Kiai Bahaudin Selalu Bershalawat Ketika Berhaji

Ada seorang jamaah dari awal datang hingga akhir berhaji tidak dapat melihat kabah.

Rep: Ratna Ajeng Tejomukti/ Red: Muhammad Fakhruddin
Wakil Ketua LP Ma
Foto: istimewa
Wakil Ketua LP Ma

REPUBLIKA.CO.ID,JAKARTA -- MH Bahaudin mengingat ketika dia berhaji ada kisah yang menarik saat itu dia telah berihram dan melakukan tawaf. Wakil Ketua LP Ma'arif PBNU ini selalu mengingat nasihat gurunya untuk selalu bershalawat ketika berada di tanah suci. Karena dengan mengingat Rasulullah apapun yang dilakukan tentu secara langsung juga mengingat Allah SWT dan Allah akan menjaganya.

Kisah ini adalah kisah hajinya di tahun 2011, saat itu suhu di Saudi sangat tinggi lebih dari 40 derajat. Saat itu  belum bershalawat, setelah dia mengingat nasihat gurunya, dia mulai bershalawat sambil membaca bacaan ketika tawaf.

"Benar saja, ini sebuah keajaiban bagi saya, karena seketika awan terasa melindungi saya dari teriknya panas matahari, setiap saya berada di manapun seakan-akan awan tersebut melindungi dan menjaga saya dari sinar matahari yang menyengat," ujar dia kepada Republika, Senin (10/8).

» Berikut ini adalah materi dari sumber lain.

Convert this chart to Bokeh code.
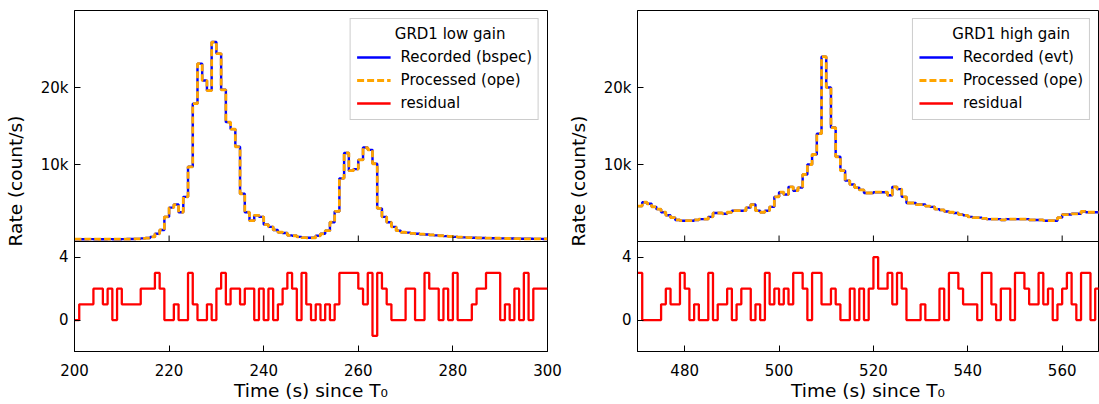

Bahaudin pun meyakini bahwa tempat-tempat di sekitar Baitullah itu adalah tempat-tempat mustajab untuk berdoa, jangankan berdoa bahkan asal ucap saja, dapat langsung terjadi. Dia juga mengingatkan agar ketika berada di Baitullah atau di manapun di tempat-tempat suci untuk ibadah tidak sembarangan berbicara.

Tak hanya dia yang merasakan mustajabnya Baitullah, Kyai Bahaudin dipercaya untuk membimbing jamaah haji. Beberapa kali dia membawa jamaah haji yang sama.

Pernah satu ketika jamaah haji ini merasa sombong karena paling sering datang ke tanah suci. Kemudian saat akan umroh, semua rombongan berkumpul termasuk orang yang sombong ini.

Setelah menyelesaikan tawaf, anehnya orang ini kemudian menghilang. Semua orang yang ada dalam rombongan berpikir bahwa dia adalah orang yang sudah paham seluk beluk Baitullah, mereka berpikir mungkin saja sudah kembali ke hotel.

"Pada pukul 01.00 waktu Saudi, ada orang yang menghubunginya karena ada seorang jamaah yang menunggu di bawah jam Zamzam Tower, setelah saya bertemu dengan jamaah ini, dia bercerita kalau dia mencari-cari hotel tempat tinggalnya tetapi tidak bertemu hingga kelaparan," tutur dia.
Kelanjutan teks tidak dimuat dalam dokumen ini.